Here's how you do it.

  • Connect to Web of Science (and make sure you're searching the "Core Collection").
  • To increase precision and reduce noise:  Open the More Settings menu in the lower part of the window, and select the database segments most aligned with your area of study, and a custom date range corresponding with your years of publishing activity. (Optional)

author search form image

  • Select Author Search(beta) from the search menu.  Type your last name and first name in the search boxes. If you always use a middle initial on your papers, include it as well. If you've published under different surnames, you can add an Author Name Variant to the form. 
  • The Author Search tool uses an artificial intelligence algorithm to create a list of matching authors based on dates and subject areas. It usually (but not always) catches variant forms of your name and collapses work from multiple institutions.  If there is more than one grouping that seems to be you, select and combine all those groups.  You can claim your author record within the system as well, by logging in with your personal WOS account.  (Note:  This tool isn't perfect, and can miss articles that may be yours.  It's a good idea to check the list closely against your CV.)
  • A list of publications from the Web of Science databases is assembled, in reverse chronological order.  Citation metrics are shown alongside. 
  • Click "View as a set of results" to edit, limit, analyze, or view links to these publications.
  • From the Results Set view, you can click on Create Citation Report. The Citation Report ranks the articles in descending order of citations received, and provides a year-by-year summary of citations, a sum of Times Cited, an average citations-per-article figure, an option to remove self-citations, and the h-index for this set of articles. To increase accuracy, browse the entire report, and mark and remove any entries that don't belong there.
  • You can export the Citation Report as an Excel file.

A Step Further: Publons

To avoid having to repeat this process every time you want to see your citations and h-index, you can register for a Publons ID. This allows you to claim a unique ID number for yourself within the WOS system, and then attach all your publications to it. After that, you (or anyone else) can get regular updates and reports, and avoid the Author Name problem when you want to repeat this procedure. The Publons account can be linked to your ORCID ID and will cross-populate your references.  (Publons replaced the ResearcherID system.)

Google Citation Tools

Citation metrics are only as reliable as the underlying data. Google Scholar's metrics are generally not reproducible and will differ - sometimes significantly - from data found in Web of Science. Google indexes a different, wider (and largely unknowable) universe of publications. It is very difficult to resolve author name ambiguity.

The h-index

The h-index is a measure of "citedness" as a proxy for productivity and impact. It is the number of articles h in a group of publications N that have received h or more citations. For example, an h-index of 20 means that there are 20 items in the selected group N that have received 20 or more citations. It is like a median, and useful because it discounts the disproportionate weight of highly cited and uncited papers that would skew a mean.

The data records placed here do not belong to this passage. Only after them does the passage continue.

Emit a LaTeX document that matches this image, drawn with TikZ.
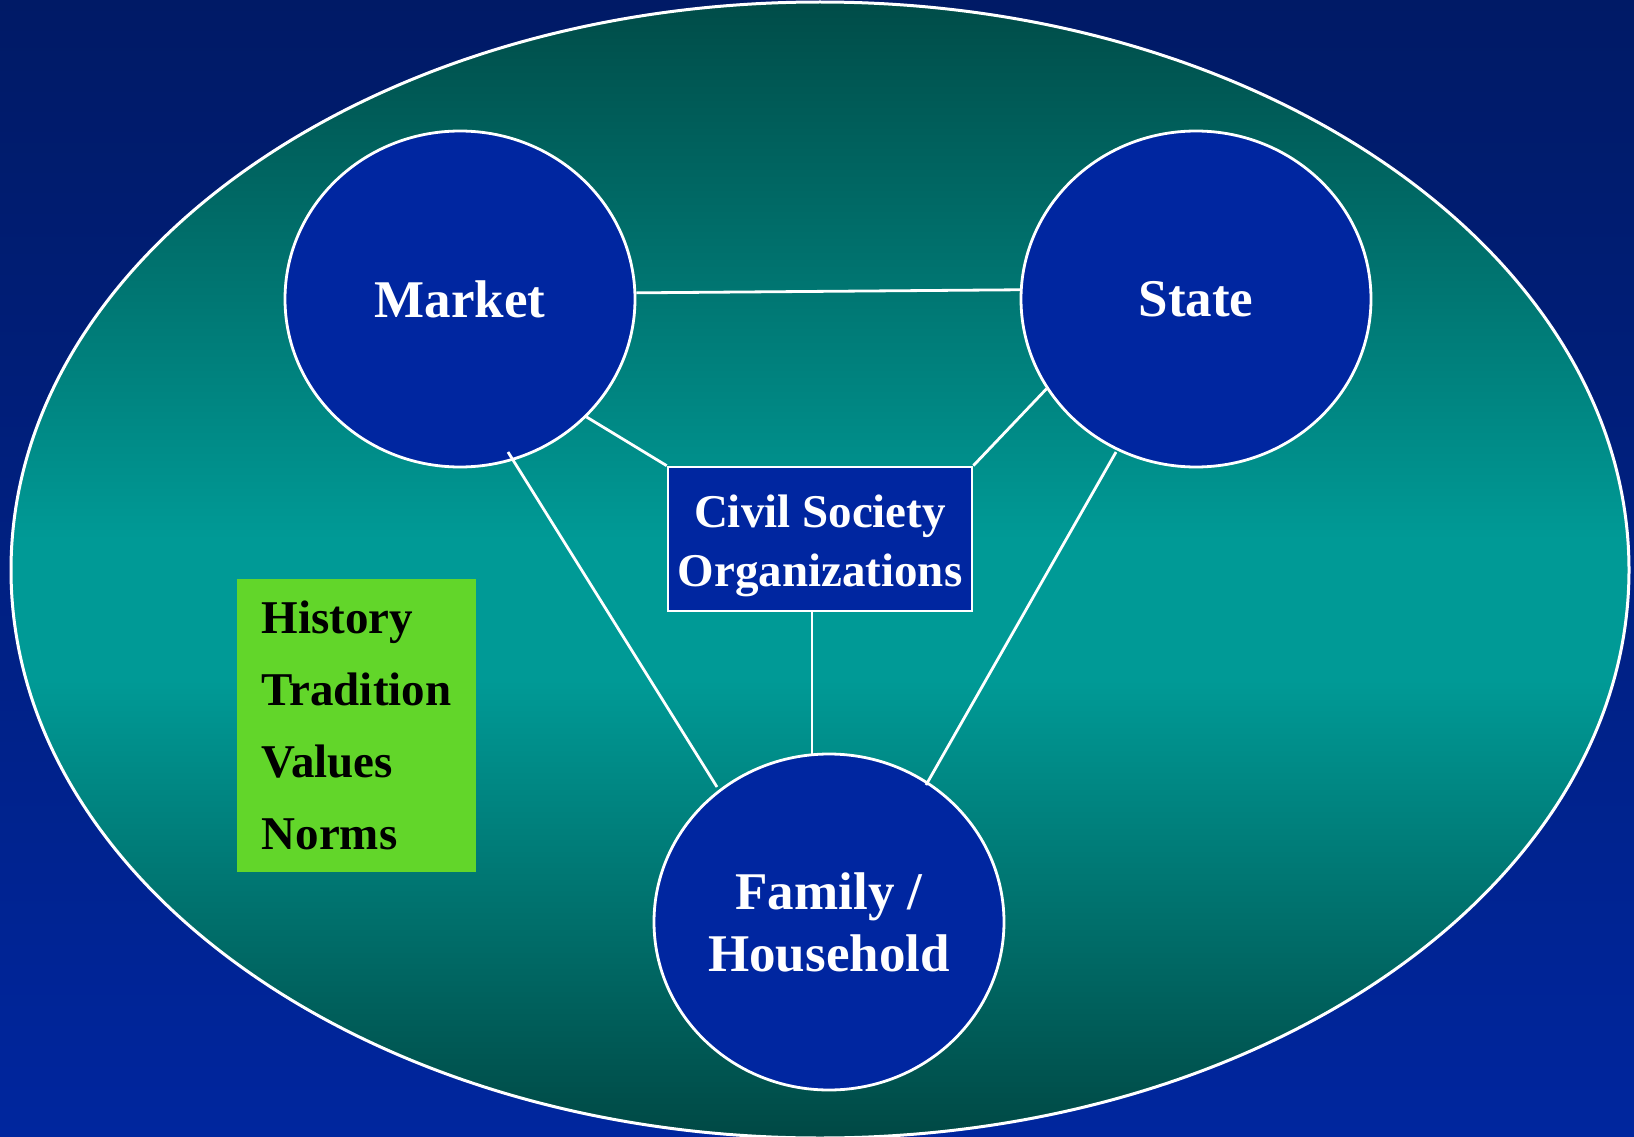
\documentclass[tikz,border=0pt]{standalone}
\usepackage{fontspec}
\setmainfont{Liberation Serif}
\usetikzlibrary{shapes.geometric}
\definecolor{bgtop}{RGB}{0,26,102}
\definecolor{bgbot}{RGB}{0,38,158}
\definecolor{eltop}{RGB}{0,76,72}
\definecolor{elmid}{RGB}{0,154,150}
\definecolor{elbot}{RGB}{0,72,68}
\definecolor{nodeblue}{RGB}{0,38,160}
\definecolor{boxgreen}{RGB}{98,214,42}
\tikzset{
  sector/.style={ellipse, draw=white, line width=2.8pt, fill=nodeblue, minimum width=350pt, minimum height=336pt, inner sep=0pt, text=white, font=\bfseries\fontsize{53}{62}\selectfont, align=center},
  link/.style={draw=white, line width=2.8pt},
  csobox/.style={rectangle, draw=white, line width=2.6pt, fill=nodeblue, minimum width=304pt, minimum height=144pt, inner sep=0pt},
  csotext/.style={text=white, font=\bfseries\fontsize{47}{59}\selectfont, align=center, yshift=-7pt, inner sep=0pt},
  valbox/.style={rectangle, fill=boxgreen, minimum width=239pt, minimum height=293pt, inner sep=0pt, text=black, font=\bfseries\fontsize{47}{72}\selectfont, align=left}
}
\begin{document}
\begin{tikzpicture}[x=1pt,y=-1pt]
\useasboundingbox (0,0) rectangle (1634,1137);
\shade[top color=bgtop, bottom color=bgbot] (0,0) rectangle (1634,1137);
\begin{scope}
  \clip (820,570) ellipse [x radius=809, y radius=568];
  \shade[top color=eltop, bottom color=elmid] (0,0) rectangle (1634,540);
  \fill[elmid] (0,539) rectangle (1634,681);
  \shade[top color=elmid, bottom color=elbot] (0,680) rectangle (1634,1140);
\end{scope}
\draw[white, line width=3pt] (820,570) ellipse [x radius=809, y radius=568];

\node[sector] (market) at (460,299) {Market};
\node[sector] (state) at (1196,299) {State};
\node[sector] (family) at (829,922) {Family /\\Household};
\node[csobox, label={[csotext]center:Civil Society\\Organizations}] (cso) at (820,539) {};
\node[valbox] (values) at (356.5,725.5) {History\\Tradition\\Values\\Norms};

\coordinate (mfA) at (508,452);
\coordinate (mfB) at (717,787);
\coordinate (sfA) at (1116,452);
\coordinate (sfB) at (926,785);
\coordinate (csA) at (812,611);
\coordinate (csB) at (812,755);

\draw[link] (market.2.4) -- (state.177.6);
\draw[link] (market.-43) -- (cso.north west);
\draw[link] (state.211.6) -- (cso.north east);
\draw[link] (mfA) -- (mfB);
\draw[link] (sfA) -- (sfB);
\draw[link] (csA) -- (csB);
\end{tikzpicture}
\end{document}
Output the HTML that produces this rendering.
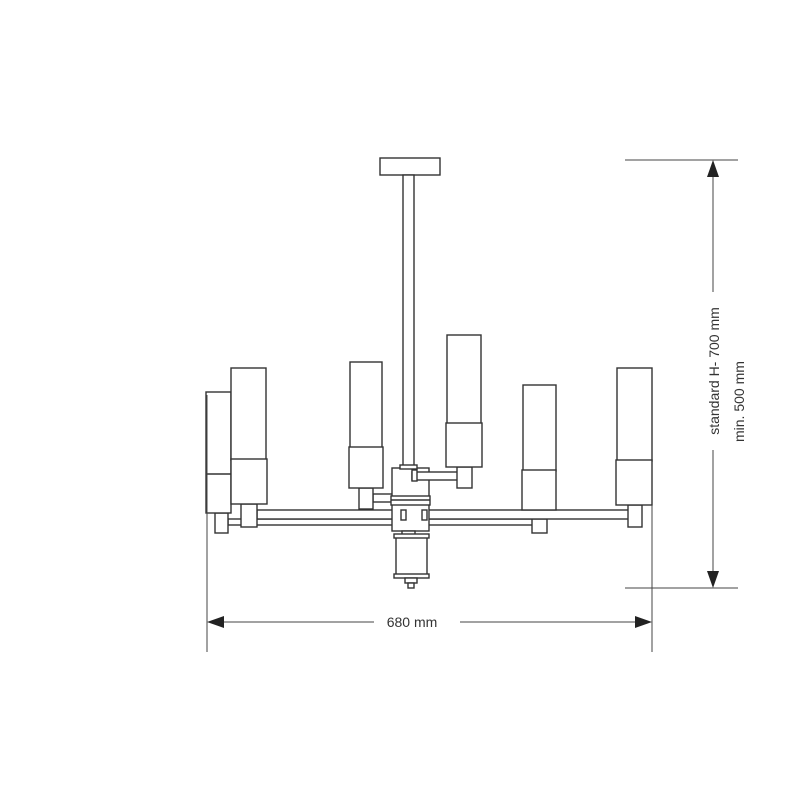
<!DOCTYPE html>
<html><head><meta charset="utf-8"><style>
html,body{margin:0;padding:0;background:#fff;}
svg{display:block;}
text{font-family:"Liberation Sans",sans-serif;font-size:14px;fill:#333;}
</style></head><body>
<svg width="800" height="800" viewBox="0 0 800 800" xmlns="http://www.w3.org/2000/svg">
<g fill="#fff" stroke="#333" stroke-width="1.4">
<rect x="380" y="158" width="60" height="17"/>
<rect x="403" y="175" width="11" height="293"/>
<rect x="228" y="519" width="168" height="6"/>
<rect x="425" y="519" width="112" height="6"/>
<rect x="532" y="519" width="15" height="14"/>
<rect x="257" y="510" width="141" height="9"/>
<rect x="425" y="510" width="205" height="9"/>
<rect x="215" y="513" width="13" height="20"/>
<rect x="206" y="392" width="25" height="121"/>
<line x1="206" y1="474" x2="231" y2="474"/>
<rect x="241" y="504" width="16" height="23"/>
<rect x="231" y="368" width="35" height="92"/>
<rect x="231" y="459" width="36" height="45"/>
<rect x="373" y="494" width="20" height="8"/>
<rect x="359" y="488" width="14" height="21"/>
<rect x="350" y="362" width="32" height="86"/>
<rect x="349" y="447" width="34" height="41"/>
<rect x="392" y="468" width="37" height="63"/>
<rect x="391" y="496" width="39" height="9"/>
<line x1="391" y1="500" x2="430" y2="500"/>
<rect x="400" y="465" width="17" height="4"/>
<rect x="401" y="510" width="5" height="10"/>
<rect x="422" y="510" width="5" height="10"/>
<rect x="402" y="531" width="13" height="4"/>
<rect x="396" y="537" width="31" height="38"/>
<rect x="394" y="534" width="35" height="4"/>
<rect x="394" y="574" width="35" height="4"/>
<rect x="405" y="578" width="12" height="5"/>
<rect x="408" y="583" width="6" height="5"/>
<rect x="412" y="472" width="48" height="8"/>
<rect x="412" y="470" width="5" height="11"/>
<rect x="457" y="467" width="15" height="21"/>
<rect x="447" y="335" width="34" height="89"/>
<rect x="446" y="423" width="36" height="44"/>
<rect x="523" y="385" width="33" height="86"/>
<rect x="522" y="470" width="34" height="40"/>
<rect x="628" y="505" width="14" height="22"/>
<rect x="617" y="368" width="35" height="93"/>
<rect x="616" y="460" width="36" height="45"/>
</g>
<g stroke="#444" stroke-width="1" fill="none">
<line x1="625" y1="160" x2="738" y2="160"/>
<line x1="625" y1="588" x2="738" y2="588"/>
<line x1="713" y1="175" x2="713" y2="292"/>
<line x1="713" y1="450" x2="713" y2="573"/>
<line x1="207" y1="395" x2="207" y2="652"/>
<line x1="652" y1="505" x2="652" y2="652"/>
<line x1="222" y1="622" x2="374" y2="622"/>
<line x1="460" y1="622" x2="637" y2="622"/>
</g>
<g fill="#222">
<polygon points="713,160 707,177 719,177"/>
<polygon points="713,588 707,571 719,571"/>
<polygon points="207,622 224,616 224,628"/>
<polygon points="652,622 635,616 635,628"/>
</g>
<text x="412" y="627" text-anchor="middle">680 mm</text>
<text transform="translate(719,371) rotate(-90)" text-anchor="middle">standard H- 700 mm</text>
<text transform="translate(744,442) rotate(-90)" text-anchor="start">min. 500 mm</text>
</svg>
</body></html>
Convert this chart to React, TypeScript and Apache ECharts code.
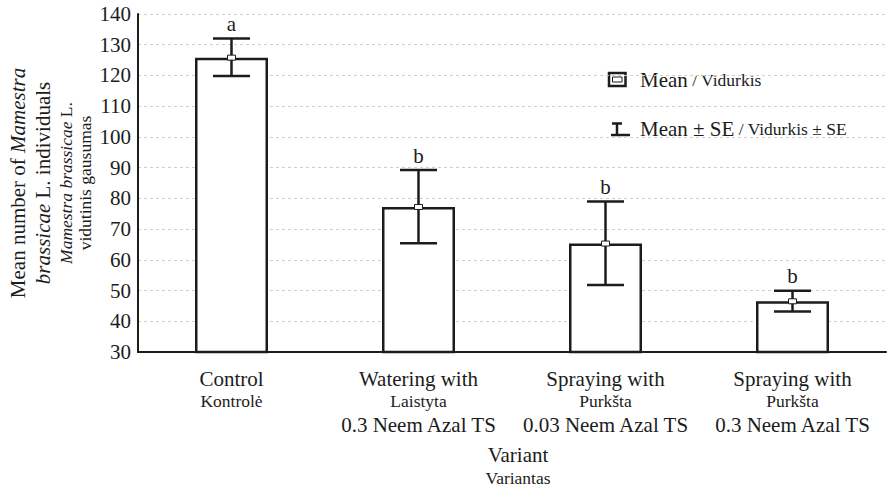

However, the h-index is not an absolute number and will vary considerably depending on several factors.  For example, different databases (e.g. Web of Science vs Google Scholar) cover different segments of the literature and use different methods to count citations. 

Comparing h-indexes:  An author's number of publications and the length of time they've been active affects the h-index.  Older and more prolific authors will usually have higher h-indexes than younger or less prolific authors. If you want to compare your h-index to someone else's, you need to use the same methodology to calculate them and then normalize the values by dividing them by a second factor, e.g. years since PhD. The standard caveats apply when using h-indexes in personnel and funding decisions.